Diatas ombak yang pasang, Gethek berputar haluan, dan melanjutkan perjalanan kembali ke desa bloksolo. Selama perjalanan selain menikmati pemandangan mangrove kita juga melihat burung Elang laut perut putih (Haliaeetus Leucogaster) yang berterbangan di atas kita. Berbagai kekayaan keaneka ragaman tersimpan di hutan bedul. Tidak salah, rupanya aku mengatakan hutan mangrobe bedul sebagai surga dunia di Banyuwangi.
Tidak hanya itu, kita juga menyaksikan para nelayan mencari kerang dengan peralatan yang sangat sederhana. Mereka melambaikan tangan, ketika kita melewati mereka. Ombak pun semakin besar, gethek yang kita naiki nyaris terhempas ombak. Aku langsung memegang erat kameraku. Maklum, belum memiliki pelindung kamera anti air.
Selain melindungi kamera, tanganku saling berpegangan dengan Sri. Maklum, perahu gethek tidak memiliki pelindung seperti pelampung. Dan tidak semua, tim yang ikut perjalanan ini bisa berenang. Lagi – lagi, jantungku berdetak kencang namun semua itu sangat menyenangkan. Kita semua bisa menikmati perjalanan yang indah ini. Meski, adventure yang kita lakukan sangat menegangkan.
Sri salah satu tim langsung menangis histeris. Raut wajahnya langsung memerah dan air matanya langsung berlinang di pipi. Pasalnya, air sudah masuk kedalam gethek. Goyangan ombak begitu keras menghantam gethek. Pucat pasi, itulah wajahku saat itu. Namun, aku berusaha untuk tenang dengan memainkan kameraku dan mengabadikan semua yang kulihat dengan mataku.

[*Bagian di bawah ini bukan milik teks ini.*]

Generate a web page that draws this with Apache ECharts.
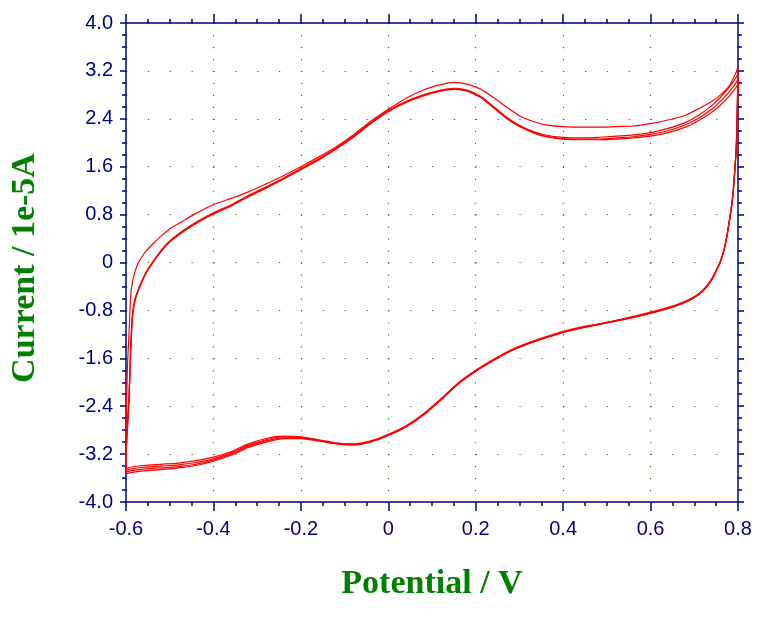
<!DOCTYPE html>
<html>
<head>
<meta charset="utf-8">
<script src="https://cdn.jsdelivr.net/npm/echarts@6/dist/echarts.min.js"></script>
<style>html,body{margin:0;padding:0;background:#fff;}#c{width:778px;height:618px;}</style>
</head>
<body>
<div id="c"></div>
<script>
// Tick labels
var xTickLabels = ['-0.6','-0.4','-0.2','0','0.2','0.4','0.6','0.8'];
var yTickLabels = ['-4.0','-3.2','-2.4','-1.6','-0.8','0','0.8','1.6','2.4','3.2','4.0'];

// Forward (anodic) scan potentials, V
var fwdE = [-0.6,-0.5995,-0.598,-0.596,-0.593,-0.589,-0.585,-0.58,-0.573,-0.565,-0.555,-0.54,-0.52,-0.5,-0.47,-0.44,-0.4,-0.36,-0.32,-0.28,-0.24,-0.2,-0.16,-0.12,-0.08,-0.04,0,0.04,0.08,0.12,0.15,0.18,0.21,0.24,0.27,0.3,0.33,0.36,0.4,0.44,0.48,0.52,0.56,0.6,0.64,0.68,0.71,0.74,0.76,0.78,0.79,0.797,0.8];
// Forward currents per cycle, 1e-5 A
var fwdI1 = [-3.45,-2.6,-2.1,-1.62,-1.17,-0.53,-0.32,-0.17,-0.02,0.08,0.18,0.30,0.44,0.56,0.69,0.82,0.965,1.07,1.18,1.31,1.45,1.60,1.76,1.93,2.13,2.36,2.56,2.74,2.88,2.97,3.01,2.98,2.90,2.76,2.60,2.45,2.36,2.30,2.27,2.26,2.26,2.27,2.28,2.32,2.38,2.46,2.57,2.69,2.80,2.95,3.09,3.20,3.27];
var fwdI2 = [-3.45,-3.1,-2.85,-2.6,-2.2,-1.36,-0.85,-0.62,-0.47,-0.33,-0.17,0.0,0.20,0.36,0.53,0.67,0.83,0.96,1.12,1.26,1.41,1.57,1.73,1.91,2.11,2.34,2.54,2.69,2.80,2.88,2.91,2.88,2.78,2.61,2.43,2.29,2.19,2.13,2.09,2.08,2.09,2.11,2.13,2.17,2.24,2.34,2.46,2.62,2.76,2.93,3.03,3.11,3.15];
var fwdI3 = [-3.47,-3.15,-2.9,-2.65,-2.25,-1.4,-0.88,-0.64,-0.48,-0.34,-0.18,-0.01,0.19,0.35,0.52,0.66,0.82,0.95,1.11,1.25,1.40,1.56,1.72,1.90,2.10,2.33,2.53,2.68,2.79,2.87,2.90,2.87,2.77,2.60,2.42,2.28,2.18,2.11,2.07,2.06,2.06,2.08,2.10,2.14,2.20,2.30,2.41,2.56,2.69,2.85,2.94,3.02,3.06];
var fwdI4 = [-3.5,-3.2,-2.95,-2.7,-2.3,-1.45,-0.91,-0.66,-0.49,-0.35,-0.19,-0.02,0.18,0.34,0.51,0.65,0.81,0.94,1.10,1.24,1.39,1.55,1.71,1.89,2.09,2.32,2.52,2.67,2.78,2.86,2.89,2.86,2.76,2.59,2.41,2.27,2.17,2.10,2.06,2.05,2.05,2.06,2.08,2.11,2.17,2.26,2.37,2.51,2.63,2.78,2.87,2.94,2.98];

// Reverse (cathodic) scan potentials, V
var revE = [0.8,0.798,0.796,0.793,0.789,0.785,0.78,0.775,0.768,0.76,0.75,0.74,0.725,0.71,0.69,0.665,0.64,0.6,0.56,0.52,0.48,0.44,0.4,0.36,0.32,0.28,0.24,0.2,0.16,0.12,0.08,0.04,0,-0.04,-0.08,-0.12,-0.16,-0.2,-0.24,-0.28,-0.32,-0.36,-0.4,-0.44,-0.48,-0.52,-0.56,-0.59,-0.6];
var revI1 = [3.27,2.5,1.94,1.6,1.2,0.94,0.70,0.47,0.22,0.03,-0.13,-0.27,-0.42,-0.52,-0.61,-0.69,-0.75,-0.83,-0.90,-0.97,-1.03,-1.08,-1.15,-1.24,-1.34,-1.46,-1.62,-1.80,-2.01,-2.28,-2.53,-2.73,-2.87,-2.98,-3.03,-3.01,-2.96,-2.91,-2.90,-2.94,-3.03,-3.16,-3.25,-3.31,-3.35,-3.37,-3.39,-3.42,-3.45];
var revI2 = [3.15,2.45,1.92,1.58,1.19,0.93,0.69,0.46,0.21,0.02,-0.14,-0.28,-0.43,-0.53,-0.62,-0.70,-0.76,-0.84,-0.91,-0.97,-1.03,-1.09,-1.16,-1.25,-1.35,-1.47,-1.63,-1.81,-2.02,-2.29,-2.54,-2.74,-2.88,-2.99,-3.04,-3.02,-2.97,-2.92,-2.91,-2.96,-3.05,-3.18,-3.28,-3.34,-3.38,-3.40,-3.42,-3.45,-3.47];
var revI3 = [3.06,2.4,1.9,1.57,1.18,0.92,0.68,0.45,0.21,0.02,-0.14,-0.28,-0.43,-0.53,-0.62,-0.70,-0.76,-0.84,-0.91,-0.98,-1.04,-1.09,-1.16,-1.25,-1.35,-1.47,-1.63,-1.81,-2.02,-2.29,-2.54,-2.74,-2.88,-2.99,-3.04,-3.02,-2.97,-2.93,-2.93,-2.98,-3.07,-3.20,-3.30,-3.37,-3.41,-3.43,-3.45,-3.48,-3.50];
var revI4 = [2.98,2.35,1.88,1.56,1.17,0.91,0.67,0.44,0.20,0.01,-0.15,-0.29,-0.44,-0.54,-0.63,-0.71,-0.77,-0.85,-0.92,-0.98,-1.04,-1.10,-1.17,-1.26,-1.36,-1.48,-1.64,-1.82,-2.03,-2.30,-2.55,-2.75,-2.89,-3.00,-3.05,-3.03,-2.98,-2.94,-2.94,-3.00,-3.09,-3.22,-3.32,-3.39,-3.43,-3.46,-3.48,-3.51,-3.53];

function zip(E, I) {
  var n = Math.min(E.length, I.length), out = [];
  for (var i = 0; i < n; i++) out.push([E[i], I[i]]);
  return out;
}
var cycles = [[fwdI1, revI1], [fwdI2, revI2], [fwdI3, revI3], [fwdI4, revI4]];

var navy = '#000080';
var dotColor = '#3f7000';
var labelFont = '"Liberation Sans", Arial, sans-serif';
var titleFont = 'bold 34px "Liberation Serif", "Times New Roman", serif';
var xStep = 612 / 28; // px between x minor ticks
var yStep = 479 / 40; // px between y minor ticks

var series = [];
cycles.forEach(function (c) {
  series.push({
    type: 'line', xAxisIndex: 0, yAxisIndex: 0,
    data: zip(fwdE, c[0]).concat(zip(revE, c[1])),
    showSymbol: false, symbol: 'none', smooth: 0.25,
    lineStyle: { color: '#ff0000', width: 1.2 },
    silent: true, z: 5
  });
});

function xLabel(v) {
  var i = Math.round((v + 0.6) / 0.2);
  return xTickLabels[i] !== undefined ? xTickLabels[i] : '';
}
function yLabel(v) {
  var i = Math.round((v + 4) / 0.8);
  return yTickLabels[i] !== undefined ? yTickLabels[i] : '';
}

var chart = echarts.init(document.getElementById('c'), null, { renderer: 'canvas' });
chart.setOption({
  animation: false,
  backgroundColor: '#fff',
  grid: { left: 126, top: 23, right: 40, bottom: 116, containLabel: false },
  xAxis: [
    {
      type: 'value', position: 'bottom', min: -0.6, max: 0.8, interval: 0.2,
      axisLine: { show: true, onZero: false, lineStyle: { color: navy, width: 1.5 } },
      axisTick: { show: true, inside: false, length: 9, lineStyle: { color: navy, width: 1.5 } },
      minorTick: { show: true, splitNumber: 4, length: 4, lineStyle: { color: navy, width: 1.5 } },
      axisLabel: { show: true, margin: 17, color: navy, fontSize: 20, fontFamily: labelFont, formatter: xLabel },
      splitLine: { show: true, lineStyle: { color: dotColor, width: 1.2, type: [1.2, yStep - 1.2] } },
      minorSplitLine: { show: false }
    },
    {
      type: 'value', position: 'top', min: -0.6, max: 0.8, interval: 0.2,
      axisLine: { show: true, onZero: false, lineStyle: { color: navy, width: 1.5 } },
      axisTick: { show: true, inside: false, length: 9, lineStyle: { color: navy, width: 1.5 } },
      minorTick: { show: true, splitNumber: 4, length: 4, lineStyle: { color: navy, width: 1.5 } },
      axisLabel: { show: false },
      splitLine: { show: false }
    }
  ],
  yAxis: [
    {
      type: 'value', position: 'left', min: -4, max: 4, interval: 0.8,
      axisLine: { show: true, onZero: false, lineStyle: { color: navy, width: 1.5 } },
      axisTick: { show: true, inside: false, length: 6, lineStyle: { color: navy, width: 1.5 } },
      minorTick: { show: true, splitNumber: 4, length: 4, lineStyle: { color: navy, width: 1.5 } },
      axisLabel: { show: true, margin: 13, color: navy, fontSize: 20, fontFamily: labelFont, formatter: yLabel },
      splitLine: { show: true, lineStyle: { color: dotColor, width: 1.2, type: [1.2, xStep - 1.2] } }
    },
    {
      type: 'value', position: 'right', min: -4, max: 4, interval: 0.8,
      axisLine: { show: true, onZero: false, lineStyle: { color: navy, width: 1.5 } },
      axisTick: { show: true, inside: false, length: 6, lineStyle: { color: navy, width: 1.5 } },
      minorTick: { show: true, splitNumber: 4, length: 4, lineStyle: { color: navy, width: 1.5 } },
      axisLabel: { show: false },
      splitLine: { show: false }
    }
  ],
  graphic: [
    {
      type: 'text', x: 432, y: 584,
      style: { text: 'Potential / V', fill: '#008000', font: titleFont, textAlign: 'center', textVerticalAlign: 'middle' }
    },
    {
      type: 'text', x: 25, y: 268, rotation: Math.PI / 2,
      style: { text: 'Current / 1e-5A', fill: '#008000', font: titleFont, textAlign: 'center', textVerticalAlign: 'middle' }
    }
  ],
  series: series
});
</script>
</body>
</html>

Setelah ombak tidak lagi pasang, gethek berlabuh seperti biasanya. Dan akhirnya kita pun sampai di pantai Bedul. Setibanya disana, kita berjalan kaki untuk sampai di desa bloksolo. Air pasang setinggi lutut orang dewasa, kita pun berjalan dengan sangat hati-hati.
Suatu perjalanan yang sangat menegangkan sekaligus menyenangkan. Tx to Mr. Aekanu dan Dona Using 4 the Adventure.